Once a book has been published and hits shelves the world over, does it fully belong to the author anymore? Which takes precedence: intent or interpretability? The “Word of God,” as it were, or the perception of the masses?

This a particularly sticky subject of high and heated debate for decades. Many might be aware of the “Death of the Author” concept, named for the 1967 Roland Barthes essay of the same name, which essentially posits a method of interpretation wherein the author is irrelevant. The book and the author are entirely separate entities. “Word of God” is when the creator of a work retroactively offers additional information about the world, plot, or characters of the story. Whether or not one believes in Death of the Author is what determines just how ‘canonical’ that Word is.

I’m sure the example I’m going to address will be unsurprising. Recently, it seems I can’t go near any internet news feeds without seeing something about Harry Potter—more specifically, some new snippet of info dropped from J.K. Rowling’s twitter into the hungry proverbial mouths of dedicated Potterheads. Rowling is one of the most relevant contemporary figures with regards to DotA and Word of God. Why? Simply because she can’t leave her own creation alone. Sure, many of the addendums and factoids about the series and its world are interesting. But, just because the author said it, does that make it unequivocally true within the bounds of the pages of the books?
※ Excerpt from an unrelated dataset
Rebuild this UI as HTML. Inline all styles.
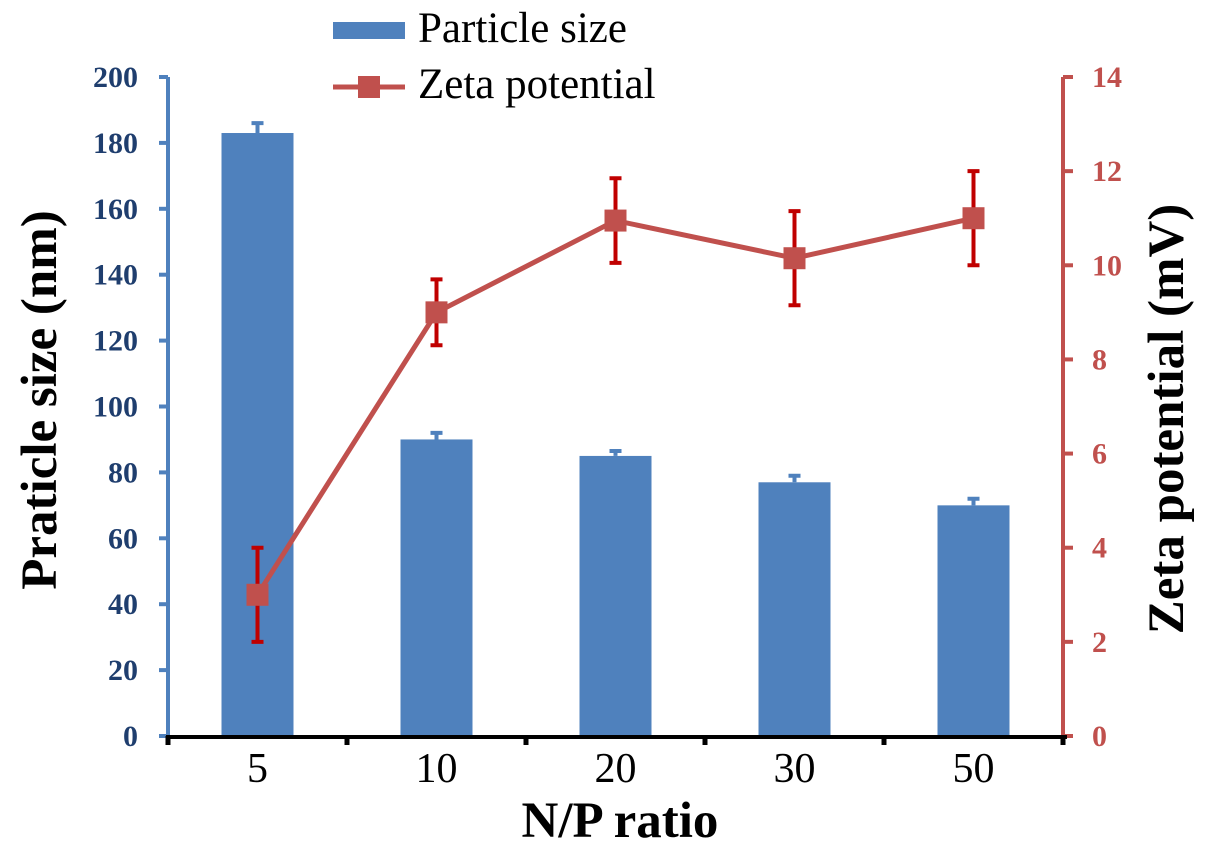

The first and perhaps most notable Revelation de Potter was the 2007 reveal that Dumbledore was, in fact, gay. The reveal triggered a wide range of reactions, from support and kudos to accusations of a publicity stunt. The claimed intention of the reveal was to spread the message of sexuality having no bearing on one’s personality, strength of character, or brilliance—a good, noble, and true message, to be sure. Or it would be, at least, were it at all present within the main text or subtext of any of the seven books.

Alas, ‘tis not. It makes sense, yes, that Dumbledore is gay, when the evidence is examined in such a context. But the only reason it’s accepted as canonical is because of the Word of God—the creator popping in ex post facto to say, hey, by the way, he’s gay. Well, okay. That’s all well and good if you believe that the author has the ultimate authority over the interpretation of their text. Intent over interpretation. Perhaps, however, the reader is the one with the authority. Interpretation over intent; the text completely divorced from the author. Books are written to be read, after all. Dumbledore being homosexual is, then, merely one interpretation. I have no doubt that Rowling wrote Harry Potter intending Dumbledore to be gay. But honestly, with what evidence exists within the text, he could just as easily be sporting a lizard tail under his robes.

If you haven’t gathered already, I’m of the belief that if an author wants a particular aspect of plot or character to be accepted as unambiguous truth, they should make it explicit within the book(s). Otherwise, all justifiable interpretations are fair game. With regards to Dumbledore (and other retroactive sexuality “reveals”) a definitive in-text disclosure would have created a more powerful—and undeniable—message of acceptance.

Instead, it’s all up to the reader: a choice between the Death of the Author or their Word of God as gospel.